Stored data
################
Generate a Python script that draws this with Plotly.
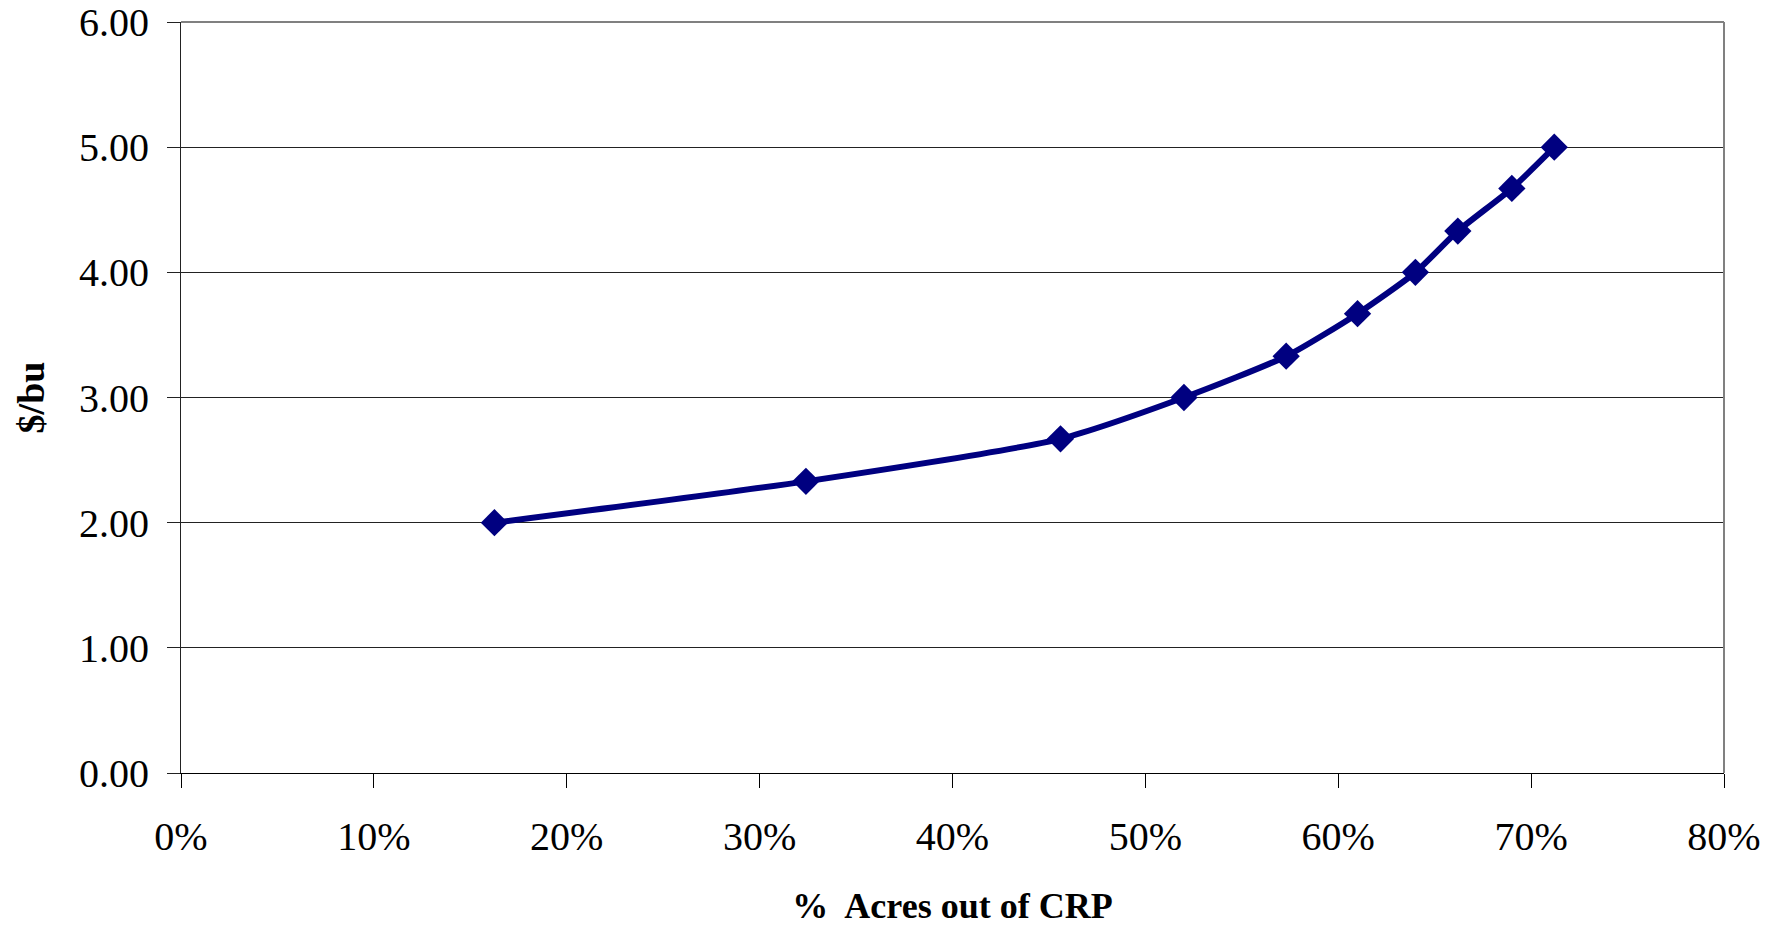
import plotly.graph_objects as go

# Data
acres_out_pct = [16.25, 32.4, 45.6, 52.0, 57.3, 61.0, 64.0, 66.2, 69.0, 71.2]
price_per_bu = [2.00, 2.33, 2.67, 3.00, 3.33, 3.67, 4.00, 4.33, 4.67, 5.00]
x_tick_vals = [0, 10, 20, 30, 40, 50, 60, 70, 80]
x_tick_text = ["0%", "10%", "20%", "30%", "40%", "50%", "60%", "70%", "80%"]
y_tick_vals = [0, 1, 2, 3, 4, 5, 6]
y_tick_text = ["0.00", "1.00", "2.00", "3.00", "4.00", "5.00", "6.00"]

FONT = "Liberation Serif, Times New Roman, serif"

fig = go.Figure()
fig.add_trace(go.Scatter(
    x=acres_out_pct,
    y=price_per_bu,
    mode="lines+markers",
    line=dict(color="#000080", width=6, shape="spline", smoothing=0.6),
    marker=dict(symbol="diamond", size=21, color="#000080"),
    showlegend=False,
))

fig.update_layout(
    width=1781,
    height=926,
    margin=dict(l=181, r=57, t=22, b=153),
    paper_bgcolor="white",
    plot_bgcolor="white",
    font=dict(family=FONT, color="black"),
    xaxis=dict(
        range=[0, 80],
        tickvals=x_tick_vals,
        ticktext=x_tick_text,
        ticks="outside",
        ticklen=14,
        tickcolor="black",
        tickwidth=1,
        ticklabelstandoff=14,
        ticklabeloverflow="allow",
        showline=True,
        linecolor="black",
        linewidth=1,
        showgrid=False,
        zeroline=False,
        automargin=False,
        tickfont=dict(family=FONT, size=40, color="black"),
        title=dict(text="<b>%  Acres out of CRP</b>", font=dict(family=FONT, size=36, color="black"), standoff=36),
    ),
    yaxis=dict(
        range=[0, 6],
        tickvals=y_tick_vals,
        ticktext=y_tick_text,
        ticks="outside",
        ticklen=13,
        tickcolor="#222222",
        tickwidth=1,
        ticklabelstandoff=10,
        ticklabeloverflow="allow",
        showline=True,
        linecolor="#222222",
        linewidth=1,
        showgrid=True,
        gridcolor="#222222",
        gridwidth=1,
        zeroline=False,
        automargin=False,
        tickfont=dict(family=FONT, size=40, color="black"),
        title=dict(text="<b>$/bu</b>", font=dict(family=FONT, size=38, color="black"), standoff=22),
    ),
    shapes=[
        dict(type="line", xref="paper", yref="paper", x0=1, x1=1, y0=0, y1=1,
             line=dict(color="#808080", width=2)),
        dict(type="line", xref="paper", yref="paper", x0=0, x1=1, y0=1, y1=1,
             line=dict(color="#808080", width=2)),
    ],
)

# remove the browser's default 8px body margin so the figure fills the window exactly
fig.write_html(
    "out.html",
    config={"displayModeBar": False},
    post_script="document.body.style.margin='0';",
)
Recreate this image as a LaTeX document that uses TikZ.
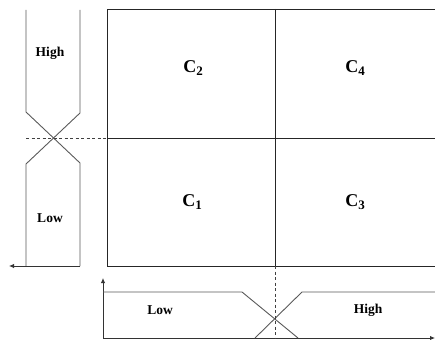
\documentclass[tikz,border=0pt]{standalone}
\usepackage{fontspec}
\setmainfont{Liberation Serif}
\usetikzlibrary{arrows.meta}
\begin{document}
\begin{tikzpicture}[x=1pt,y=-1pt,
  grid/.style={draw=black!85,line width=0.9pt},
  mf/.style={draw=black!65,line width=0.9pt},
  dsh/.style={draw=black!75,line width=0.8pt,dash pattern=on 3pt off 2.5pt},
  axarrow/.style={draw=black!80,line width=0.9pt,-{Latex[length=5pt,width=4.5pt]}},
  lbl/.style={font=\fontsize{13.5}{14}\selectfont\bfseries,inner sep=0pt},
  cls/.style={font=\fontsize{18}{18}\selectfont\bfseries,inner sep=0pt}]
\useasboundingbox (0,0) rectangle (435,339);
\newcommand{\csub}[1]{C{\fontsize{13}{13}\selectfont\raisebox{-2.5pt}{#1}}}
% grid
\coordinate (gtl) at (107,9);
\coordinate (gbl) at (107,266);
\coordinate (gtr) at (435,9);
\coordinate (gbr) at (435,266);
\coordinate (gmt) at (275,9);
\coordinate (gmb) at (275,266);
\coordinate (gml) at (107,138);
\coordinate (gmr) at (435,138);
\draw[grid] (gtr) -- (gtl) -- (gbl) -- (gbr);
\draw[grid] (gmt) -- (gmb);
\draw[grid] (gml) -- (gmr);
\node[cls] (c2) at (193,68) {\csub{2}};
\node[cls] (c4) at (355,68) {\csub{4}};
\node[cls] (c1) at (192,202) {\csub{1}};
\node[cls] (c3) at (355,202) {\csub{3}};
% left panel
\coordinate (la) at (26,10);
\coordinate (lb) at (26,112);
\coordinate (lc) at (80,163);
\coordinate (ld) at (80,266);
\coordinate (ra) at (80,10);
\coordinate (rb) at (80,113);
\coordinate (rc) at (26,164);
\coordinate (rd) at (26,266);
\coordinate (lend) at (9,266);
\draw[mf] (la) -- (lb) -- (lc) -- (ld);
\draw[mf] (ra) -- (rb) -- (rc) -- (rd);
\draw[axarrow] (ld) -- (lend);
\coordinate (ldash) at (26,138);
\draw[dsh] (ldash) -- (gml);
\node[lbl] (lhigh) at (50,53) {High};
\node[lbl] (llow) at (50,218) {Low};
% bottom panel
\coordinate (bo) at (103,338);
\coordinate (btop) at (103,278);
\coordinate (bend) at (435,338);
\draw[axarrow] (bo) -- (btop);
\draw[axarrow] (bo) -- (bend);
\coordinate (l1) at (103,292);
\coordinate (l2) at (242,292);
\coordinate (l3) at (298,338);
\coordinate (h1) at (255,338);
\coordinate (h2) at (302,292);
\coordinate (h3) at (435,292);
\draw[mf] (l1) -- (l2) -- (l3);
\draw[mf] (h1) -- (h2) -- (h3);
\coordinate (bdash) at (275,338);
\draw[dsh] (gmb) -- (bdash);
\node[lbl] (blow) at (160,310) {Low};
\node[lbl] (bhigh) at (368,310) {High};
\end{tikzpicture}
\end{document}
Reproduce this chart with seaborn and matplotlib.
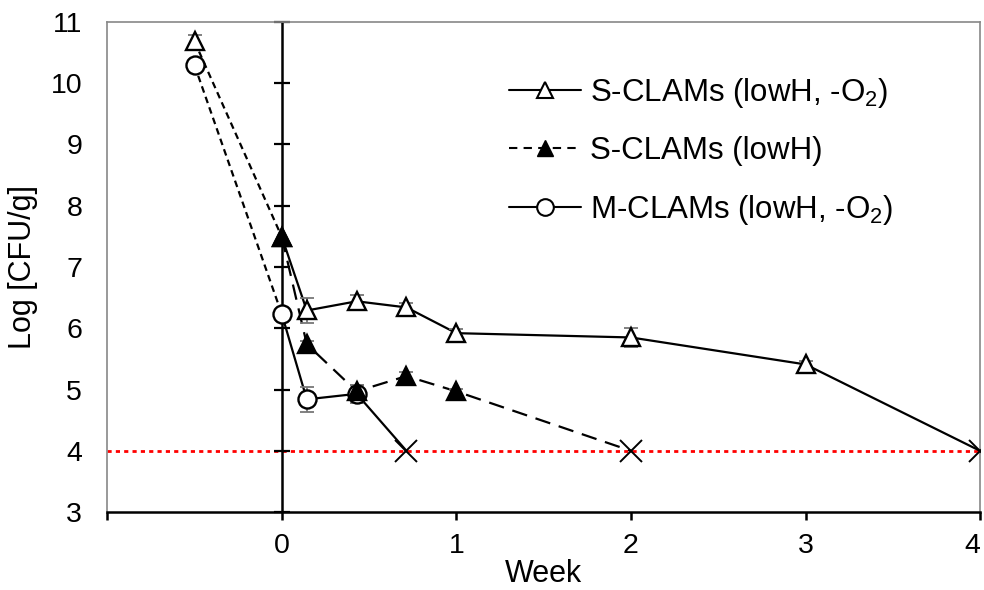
import matplotlib
matplotlib.use('Agg')
import matplotlib.pyplot as plt
from matplotlib.lines import Line2D
import numpy as np
import seaborn as sns

# weeks (day 1, 3, 5 -> 1/7, 3/7, 5/7 week); -0.5 = before drying
s_o2_x = [-0.5, 0, 0.143, 0.429, 0.714, 1, 2, 3]
s_o2_y = [10.68, 7.49, 6.29, 6.44, 6.34, 5.92, 5.85, 5.41]
s_o2_err = [0.1, 0.0, 0.2, 0.1, 0.07, 0.06, 0.15, 0.05]

s_x = [0, 0.143, 0.429, 0.714, 1]
s_y = [7.49, 5.74, 4.97, 5.22, 4.97]
s_err = [0.0, 0.05, 0.1, 0.06, 0.04]

m_x = [-0.5, 0, 0.143, 0.429]
m_y = [10.29, 6.23, 4.84, 4.93]
m_err = [0.06, 0.06, 0.2, 0.15]

# below detection limit (log 4)
lod = 4
s_o2_end = 4
s_end = 2
m_end = 0.714

labels = ['S-CLAMs (lowH, -O$_2$)', 'S-CLAMs (lowH)', 'M-CLAMs (lowH, -O$_2$)']

sns.set_style('white')
plt.rcParams['font.family'] = ['Liberation Sans', 'DejaVu Sans']
plt.rcParams['mathtext.fontset'] = 'custom'
plt.rcParams['mathtext.rm'] = 'Liberation Sans'
for k in ['text.color', 'axes.labelcolor', 'xtick.color', 'ytick.color']:
    plt.rcParams[k] = 'black'

fig, ax = plt.subplots(figsize=(9.84, 5.9), dpi=100)
fig.subplots_adjust(left=0.109, right=0.996, top=0.963, bottom=0.132)

ax.axhline(lod, color='red', linestyle=(0, (1.5, 1.5)), linewidth=2, zorder=1)

series = [
    (s_o2_x, s_o2_y, s_o2_err, s_o2_end, '-', '^', 'white'),
    (s_x, s_y, s_err, s_end, (0, (7, 4)), '^', 'black'),
    (m_x, m_y, m_err, m_end, '-', 'o', 'white'),
]

for x, y, err, end, ls, mk, fc in series:
    if x[0] < 0:
        # before drying -> week 0 drawn dotted
        sns.lineplot(x=x[:2], y=y[:2], ax=ax, color='black', linestyle=(0, (3, 2)),
                     linewidth=1.6, sort=False, zorder=2)
        xs, ys = x[1:] + [end], y[1:] + [lod]
    else:
        xs, ys = x + [end], y + [lod]
    sns.lineplot(x=xs, y=ys, ax=ax, color='black', linestyle=ls,
                 linewidth=1.6, sort=False, zorder=2)
    keep = [i for i, e in enumerate(err) if e > 0]
    ax.errorbar([x[i] for i in keep], [y[i] for i in keep], yerr=[err[i] for i in keep],
                fmt='none', ecolor='#777777', elinewidth=1.3,
                capsize=5, capthick=1.3, zorder=3)

for x, y, err, end, ls, mk, fc in series:
    ax.plot(x, y, linestyle='none', marker=mk, markersize=13 if mk == 'o' else 12.5,
            markerfacecolor=fc, markeredgecolor='black', markeredgewidth=1.7,
            zorder=5 if fc == 'black' else 4)
    ax.plot([end], [lod], linestyle='none', marker='x', markersize=16,
            markeredgecolor='black', markeredgewidth=1.4, zorder=5)

# vertical axis at week 0 with cross ticks
ax.axvline(0, color='black', linewidth=1.8, zorder=2)
yt = np.arange(3, 12)
ax.plot(np.zeros(len(yt)), yt, linestyle='none', marker='_', markersize=12,
        markeredgewidth=1.6, color='black', zorder=2, clip_on=False)

ax.set_xlim(-1, 4)
ax.set_ylim(3, 11)
ax.set_yticks(yt)
ax.set_xticks([-1, 0, 1, 2, 3, 4])
ax.set_xticklabels(['', '0', '1', '2', '3', '4'])
ax.get_xticklabels()[-1].set_horizontalalignment('right')
ax.tick_params(axis='y', length=0, pad=18, labelsize=20.5)
ax.tick_params(axis='x', direction='out', length=6, width=1.8, color='black',
               bottom=True, pad=9, labelsize=20.5)

for side in ['left', 'top', 'right']:
    ax.spines[side].set_color('#888888')
    ax.spines[side].set_linewidth(1.2)
ax.spines['bottom'].set_color('black')
ax.spines['bottom'].set_linewidth(1.8)

ax.set_xlabel('Week', fontsize=22, labelpad=0)
ax.set_ylabel('Log [CFU/g]', fontsize=22, labelpad=9)

handles = [
    Line2D([], [], color='black', linestyle='-', linewidth=1.5, marker='^',
           markersize=12, markerfacecolor='white', markeredgecolor='black', markeredgewidth=1.5),
    Line2D([], [], color='black', linestyle=(0, (4, 3)), linewidth=1.5, marker='^',
           markersize=12, markerfacecolor='black', markeredgecolor='black'),
    Line2D([], [], color='black', linestyle='-', linewidth=1.5, marker='o',
           markersize=12, markerfacecolor='white', markeredgecolor='black', markeredgewidth=1.5),
]
ax.legend(handles, labels, loc='upper left', bbox_to_anchor=(0.46, 0.89),
          frameon=False, fontsize=22.5, handlelength=2.3, handletextpad=0.3,
          labelspacing=0.85, borderpad=0, borderaxespad=0)

plt.savefig('out.png', dpi=100)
################
WHAT THE TASK ASKS
The required output is the exact run of lines from the start of the records through the line containing "import plotly.graph_objects as go", both ends included, with no pictures.

THE REPLY
Generate a Python script that draws this with Plotly.
import plotly.graph_objects as go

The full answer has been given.